As for the build in highlighters, there may be equally fast or even faster ways. But changing the current implementation will have to be very well considered, and tested in various ways. Including full test-suite (unit tests), so (hopefully) no functionality will be broken.
"WHY the hash?"
Don't know, that was done by someone maybe a decade ago.
---------------
The speed of finding tokens depends on many factors. Hashes are fast as far as algorithm goes (big O notation), true. But on very small data they may have more overhead, and even be slower.
Next to considering the algorithm will be the implementation.
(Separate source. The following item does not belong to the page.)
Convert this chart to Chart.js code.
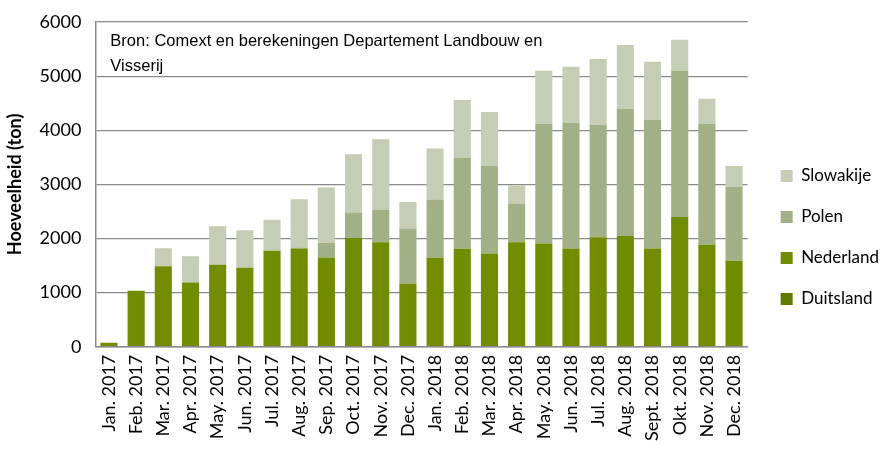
<!DOCTYPE html>
<html>
<head>
<meta charset="utf-8">
<script src="https://cdn.jsdelivr.net/npm/chart.js@4.4.0/dist/chart.umd.min.js"></script>
<style>
  html, body { margin: 0; padding: 0; background: #fff; }
  #wrap { width: 885px; height: 459px; }
</style>
</head>
<body>
<div id="wrap"><canvas id="chart" width="885" height="459"></canvas></div>
<script>
const months = ["Jan. 2017", "Feb. 2017", "Mar. 2017", "Apr. 2017", "May. 2017", "Jun. 2017",
    "Jul. 2017", "Aug. 2017", "Sep. 2017", "Oct. 2017", "Nov. 2017", "Dec. 2017",
    "Jan. 2018", "Feb. 2018", "Mar. 2018", "Apr. 2018", "May. 2018", "Jun. 2018",
    "Jul. 2018", "Aug. 2018", "Sept. 2018", "Okt. 2018", "Nov. 2018", "Dec. 2018"];

const duitsland = [0, 0, 0, 0, 0, 0, 0, 0, 0, 0, 0, 0,
    0, 30, 0, 0, 0, 0, 0, 0, 0, 0, 0, 0];
const nederland = [74, 1034, 1489, 1188, 1514, 1458, 1772, 1815, 1649, 2012, 1932, 1163,
    1643, 1779, 1723, 1932, 1908, 1815, 2025, 2049, 1815, 2400, 1883, 1588];
const polen = [0, 0, 0, 0, 0, 0, 0, 20, 271, 468, 597, 1022,
    1077, 1680, 1619, 714, 2209, 2320, 2073, 2345, 2376, 2695, 2234, 1366];
const slowakije = [0, 0, 333, 486, 714, 696, 573, 892, 1022, 1077, 1305, 492,
    942, 1071, 996, 332, 985, 1040, 1219, 1181, 1077, 579, 468, 388];

const yTicks = [0, 1000, 2000, 3000, 4000, 5000, 6000];
const sourceLines = ["Bron: Comext en berekeningen Departement Landbouw en", "Visserij"];

const gridGray = "#8a8a8a";

// source note in the top-left corner of the plot
const sourceNote = {
    id: "sourceNote",
    afterDraw(chart) {
        const c = chart.ctx;
        const area = chart.chartArea;
        c.save();
        c.fillStyle = "#000";
        c.font = "16.5px 'Liberation Sans', Arial, sans-serif";
        c.textBaseline = "alphabetic";
        sourceLines.forEach((line, i) => {
            c.fillText(line, area.left + 15, area.top + 24 + i * 25);
        });
        c.restore();
    }
};

// push the legend a bit further from the plot and lower
const legendShift = {
    id: "legendShift",
    afterLayout(chart) {
        const lg = chart.legend;
        lg.left += 9;
        lg.right += 9;
        lg.top += 13;
        lg.bottom += 13;
    }
};

new Chart(document.getElementById("chart"), {
    type: "bar",
    data: {
        labels: months,
        datasets: [
            { label: "Duitsland", data: duitsland, backgroundColor: "#5e7a00" },
            { label: "Nederland", data: nederland, backgroundColor: "#718c00" },
            { label: "Polen", data: polen, backgroundColor: "#a1b087" },
            { label: "Slowakije", data: slowakije, backgroundColor: "#c5cdb4" }
        ]
    },
    options: {
        responsive: false,
        animation: false,
        layout: { padding: { top: 0, left: 4, right: 5, bottom: 10 } },
        datasets: {
            bar: { categoryPercentage: 1, barPercentage: 0.63, borderWidth: 0 }
        },
        scales: {
            x: {
                stacked: true,
                grid: { display: false, drawTicks: false },
                border: { color: gridGray, width: 1.5 },
                ticks: {
                    color: "#000",
                    font: { family: "Lato", size: 18 },
                    minRotation: 90,
                    maxRotation: 90,
                    padding: 8,
                    autoSkip: false
                }
            },
            y: {
                stacked: true,
                min: 0,
                max: 6000,
                afterBuildTicks(axis) { axis.ticks = yTicks.map(v => ({ value: v })); },
                grid: { color: gridGray, lineWidth: 1.3, drawTicks: false },
                border: { color: gridGray, width: 1.5 },
                ticks: {
                    color: "#000",
                    font: { family: "Lato", size: 18, lineHeight: 0.9 },
                    padding: 14,
                    callback: v => String(v)
                },
                title: {
                    display: true,
                    text: "Hoeveelheid (ton)",
                    color: "#000",
                    font: { family: "Lato", size: 18, weight: "bold" },
                    padding: { top: 0, bottom: 0 }
                }
            }
        },
        plugins: {
            legend: {
                position: "right",
                reverse: true,
                labels: {
                    color: "#000",
                    boxWidth: 12,
                    boxHeight: 12,
                    padding: 24,
                    font: { family: "Lato", size: 17 }
                }
            },
            tooltip: { enabled: false }
        }
    },
    plugins: [sourceNote, legendShift]
});
</script>
</body>
</html>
Code and data size (as well as data distribution in memory) can make huge differences, Can the CPU fit all into the cache (into as little cache lines as possible [
http://en.wikipedia.org/wiki/CPU_cache#Cache_entries ]) ? Though with todays cache technologies, again a few 100 bytes will not matter.
Looking at your comparison:
Well the HL use a hash, but it is not a "perfect hash". So for every hit, the keyword is again compared.
I would *assume* that in a text that as a high amount of keywords [1] (99% or more), your HL may be faster. While if there are no keywords the hash will be better.
[1] anything that the HL will match.
Another option would be a trie (google: aho corasick), but that can use lots of memory, and then the cache issue may make it slower. Though it would be good for the SynAnySyn.
There are also thinks like pplex (IIRC there is one that does pascal). They can generate lexers. So there is no need to worry about spaghetti code with long ifdef, case or other stuff.
---------------
BTW, a good tool to measure speed is callgrind (part of valgrind) and kcachegrind to view results.
But it is linux only.